And Begin Again

On the surface, the cut-throat, aggressive startup vibe you find in Silicon Valley would seem incompatible with the serene, contemplative ethos associated with meditation. Yet, it seems that more and more startup executives and workers are turning to meditation’s promise of calm that beckons like a selkie’s call. Yet while the energy may seem diametrically opposed, similar mantras have arisen in both of these worlds and I find the overlap intriguing.

There is a “mantra” attributed to Silicon Valley that while variously phrased, can be summed up as “Fail early, fail often.” Anyone that has tried to meditate has certainly experienced this firsthand. You try to retain focus on something – your breath, a candle,…- and all too soon a distracting thought breaks that concentration. In this case, the meditation teacher’s mantra is “… and begin again.”

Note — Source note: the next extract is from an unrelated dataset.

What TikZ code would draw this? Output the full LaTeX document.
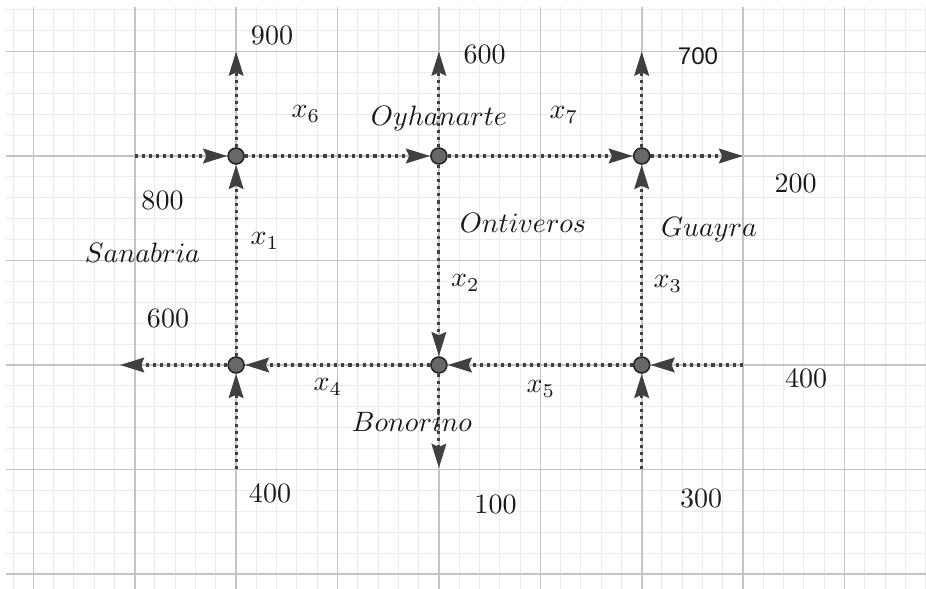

What is often overlooked in the startup mantra is the importance of acknowledging that failure is not a failure as long as you have learned something to avoid a repeat performance. (Though I have seen some explicit acknowledgment in the extended version of the quote as “Fail early, fail often, fail forward.”) This is often overlooked in meditation as well. It may seem that the cycle of start to concentrate, be interrupted by a stray thought, and repeat is failing at the same task in the same way over and over. What might be thought of, as the fictional Jane Fulton said, “Insanity is doing the same thing over and over again, but expecting different results.”

In truth, the moment that you tune into the fact that your concentration has been broken, your ability to catch yourself slipping into distraction increases. Though you will certainly go through concentrate, lose concentration, begin again process thousands of times when meditating, each moment is new and unique.

The takeaway from all this is that failure is in the eye of the beholder. You have the power to accept that you have hit an obstacle, a speed bump, and have been slowed in your progress toward a goal. As long as you maintain or regain some momentum, and learn to avoid that particular speed bump in the future, you are learning and moving forward. The goal remains attainable. It is only when you treat a speed bump as a wall and quit that you have truly failed. When faced with challenges, keep your spirit up, beat down those moments that don’t turn out as expected and transform them into learning experiences, and, above all, … begin again.